→ Aim of the task: Find the lines holding the word "document" and collect them.

→ Data:
▼▼▼

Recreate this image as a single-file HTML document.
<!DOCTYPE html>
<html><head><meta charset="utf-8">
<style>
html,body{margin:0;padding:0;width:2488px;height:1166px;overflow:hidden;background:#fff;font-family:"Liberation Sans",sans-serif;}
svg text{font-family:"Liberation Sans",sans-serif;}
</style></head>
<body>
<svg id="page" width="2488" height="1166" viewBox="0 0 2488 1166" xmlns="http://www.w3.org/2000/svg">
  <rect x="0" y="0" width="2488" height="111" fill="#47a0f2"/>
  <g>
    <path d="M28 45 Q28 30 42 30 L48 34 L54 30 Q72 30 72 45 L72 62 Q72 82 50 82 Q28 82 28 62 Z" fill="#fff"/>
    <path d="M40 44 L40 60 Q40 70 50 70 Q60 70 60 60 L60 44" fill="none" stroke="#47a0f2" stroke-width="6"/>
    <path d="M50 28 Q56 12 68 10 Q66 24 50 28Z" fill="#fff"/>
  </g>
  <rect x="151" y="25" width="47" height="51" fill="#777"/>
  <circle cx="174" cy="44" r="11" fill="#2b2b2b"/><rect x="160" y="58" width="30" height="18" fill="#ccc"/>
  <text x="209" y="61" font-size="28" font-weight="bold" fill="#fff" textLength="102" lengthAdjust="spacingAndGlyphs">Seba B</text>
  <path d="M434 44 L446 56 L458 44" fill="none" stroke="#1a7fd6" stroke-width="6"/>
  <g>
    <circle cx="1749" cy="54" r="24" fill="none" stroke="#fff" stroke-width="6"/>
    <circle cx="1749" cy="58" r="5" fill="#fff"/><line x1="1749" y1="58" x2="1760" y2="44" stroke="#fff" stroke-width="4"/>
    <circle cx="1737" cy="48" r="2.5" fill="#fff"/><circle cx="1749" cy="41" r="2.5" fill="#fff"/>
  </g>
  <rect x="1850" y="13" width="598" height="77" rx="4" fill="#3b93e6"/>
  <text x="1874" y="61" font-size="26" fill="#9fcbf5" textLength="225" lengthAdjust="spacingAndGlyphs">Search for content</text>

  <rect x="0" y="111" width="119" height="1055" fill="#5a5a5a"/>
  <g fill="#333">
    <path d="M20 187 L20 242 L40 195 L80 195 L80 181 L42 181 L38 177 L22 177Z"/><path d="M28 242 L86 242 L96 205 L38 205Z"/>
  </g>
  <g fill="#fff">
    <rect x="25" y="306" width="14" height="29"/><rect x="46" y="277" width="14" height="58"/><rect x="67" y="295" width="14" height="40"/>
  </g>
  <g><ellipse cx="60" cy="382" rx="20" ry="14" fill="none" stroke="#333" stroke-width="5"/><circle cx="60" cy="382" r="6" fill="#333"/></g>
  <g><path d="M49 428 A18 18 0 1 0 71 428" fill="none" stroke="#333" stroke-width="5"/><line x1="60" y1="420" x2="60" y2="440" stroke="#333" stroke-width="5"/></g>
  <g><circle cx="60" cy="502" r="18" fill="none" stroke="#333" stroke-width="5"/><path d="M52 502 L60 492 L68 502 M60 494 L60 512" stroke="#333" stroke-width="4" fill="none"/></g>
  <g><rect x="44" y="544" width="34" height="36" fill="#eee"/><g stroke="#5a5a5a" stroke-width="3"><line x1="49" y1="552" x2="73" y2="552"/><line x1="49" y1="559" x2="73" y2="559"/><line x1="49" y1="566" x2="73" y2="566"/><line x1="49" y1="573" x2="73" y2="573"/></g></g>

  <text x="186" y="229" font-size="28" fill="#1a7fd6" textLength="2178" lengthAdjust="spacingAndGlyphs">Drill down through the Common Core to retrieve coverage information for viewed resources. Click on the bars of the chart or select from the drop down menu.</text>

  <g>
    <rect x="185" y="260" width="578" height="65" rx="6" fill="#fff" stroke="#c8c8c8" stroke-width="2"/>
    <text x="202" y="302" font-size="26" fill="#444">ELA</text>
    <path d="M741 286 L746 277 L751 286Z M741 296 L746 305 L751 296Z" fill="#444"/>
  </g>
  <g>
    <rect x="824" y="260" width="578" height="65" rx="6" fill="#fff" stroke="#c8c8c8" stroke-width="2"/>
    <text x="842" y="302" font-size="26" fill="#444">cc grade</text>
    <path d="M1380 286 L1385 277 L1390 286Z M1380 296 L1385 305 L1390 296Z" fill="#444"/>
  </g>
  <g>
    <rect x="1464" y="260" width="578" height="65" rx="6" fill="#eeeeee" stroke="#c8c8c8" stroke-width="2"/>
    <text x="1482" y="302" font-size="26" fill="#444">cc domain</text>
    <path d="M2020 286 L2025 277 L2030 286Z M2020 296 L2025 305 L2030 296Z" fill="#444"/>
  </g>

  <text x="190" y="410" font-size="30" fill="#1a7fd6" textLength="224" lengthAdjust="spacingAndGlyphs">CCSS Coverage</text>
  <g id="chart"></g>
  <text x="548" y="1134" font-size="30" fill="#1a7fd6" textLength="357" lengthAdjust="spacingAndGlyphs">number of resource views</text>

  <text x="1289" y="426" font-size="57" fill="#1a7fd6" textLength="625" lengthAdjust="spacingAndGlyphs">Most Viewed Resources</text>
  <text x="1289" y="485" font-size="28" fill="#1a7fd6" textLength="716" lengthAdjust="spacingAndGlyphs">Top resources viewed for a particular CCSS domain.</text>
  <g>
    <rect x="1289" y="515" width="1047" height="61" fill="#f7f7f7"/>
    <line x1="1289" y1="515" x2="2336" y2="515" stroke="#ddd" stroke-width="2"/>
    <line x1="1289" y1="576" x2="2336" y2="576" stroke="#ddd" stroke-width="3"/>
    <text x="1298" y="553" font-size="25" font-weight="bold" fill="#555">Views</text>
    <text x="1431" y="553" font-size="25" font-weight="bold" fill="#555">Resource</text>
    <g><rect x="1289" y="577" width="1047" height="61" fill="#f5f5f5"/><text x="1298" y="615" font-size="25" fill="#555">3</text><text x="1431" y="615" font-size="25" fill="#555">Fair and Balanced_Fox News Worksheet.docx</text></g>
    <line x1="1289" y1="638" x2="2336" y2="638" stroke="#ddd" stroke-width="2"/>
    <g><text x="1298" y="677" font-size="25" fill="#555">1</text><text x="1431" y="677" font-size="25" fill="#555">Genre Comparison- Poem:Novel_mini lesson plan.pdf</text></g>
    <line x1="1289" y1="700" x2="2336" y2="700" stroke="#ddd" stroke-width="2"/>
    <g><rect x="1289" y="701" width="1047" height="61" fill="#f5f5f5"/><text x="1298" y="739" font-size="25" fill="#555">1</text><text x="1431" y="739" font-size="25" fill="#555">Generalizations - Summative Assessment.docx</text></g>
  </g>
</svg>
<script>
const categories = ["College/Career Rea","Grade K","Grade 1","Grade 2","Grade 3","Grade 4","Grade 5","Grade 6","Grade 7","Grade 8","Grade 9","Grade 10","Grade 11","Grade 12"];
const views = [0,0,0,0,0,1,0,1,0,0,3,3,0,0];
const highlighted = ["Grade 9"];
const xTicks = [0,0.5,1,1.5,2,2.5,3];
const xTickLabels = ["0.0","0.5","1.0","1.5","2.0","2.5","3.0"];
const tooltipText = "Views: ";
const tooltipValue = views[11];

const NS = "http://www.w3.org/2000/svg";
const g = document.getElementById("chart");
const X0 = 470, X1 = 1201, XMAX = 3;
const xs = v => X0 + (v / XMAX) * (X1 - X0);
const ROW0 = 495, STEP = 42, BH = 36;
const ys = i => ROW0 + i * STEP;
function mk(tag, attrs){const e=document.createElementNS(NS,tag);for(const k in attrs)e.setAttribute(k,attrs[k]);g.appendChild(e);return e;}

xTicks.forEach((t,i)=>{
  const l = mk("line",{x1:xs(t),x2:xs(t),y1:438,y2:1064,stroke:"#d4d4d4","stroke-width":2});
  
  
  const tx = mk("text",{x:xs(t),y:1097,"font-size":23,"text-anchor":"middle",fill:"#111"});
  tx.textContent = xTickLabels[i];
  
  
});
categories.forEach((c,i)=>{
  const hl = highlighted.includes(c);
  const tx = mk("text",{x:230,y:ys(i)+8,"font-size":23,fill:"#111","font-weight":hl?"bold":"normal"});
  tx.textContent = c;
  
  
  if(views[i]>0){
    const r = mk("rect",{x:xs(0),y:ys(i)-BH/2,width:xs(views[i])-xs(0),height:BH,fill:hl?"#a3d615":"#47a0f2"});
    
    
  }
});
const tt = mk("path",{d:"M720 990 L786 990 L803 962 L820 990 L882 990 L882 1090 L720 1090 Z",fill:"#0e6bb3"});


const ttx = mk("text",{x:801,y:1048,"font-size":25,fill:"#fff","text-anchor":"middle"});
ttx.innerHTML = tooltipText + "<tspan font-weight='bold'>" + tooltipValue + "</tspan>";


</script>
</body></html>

▲▲▲

→ Response:
Recreate this image as a single-file HTML document.
const g = document.getElementById("chart");
function mk(tag, attrs){const e=document.createElementNS(NS,tag);for(const k in attrs)e.setAttribute(k,attrs[k]);g.appendChild(e);return e;}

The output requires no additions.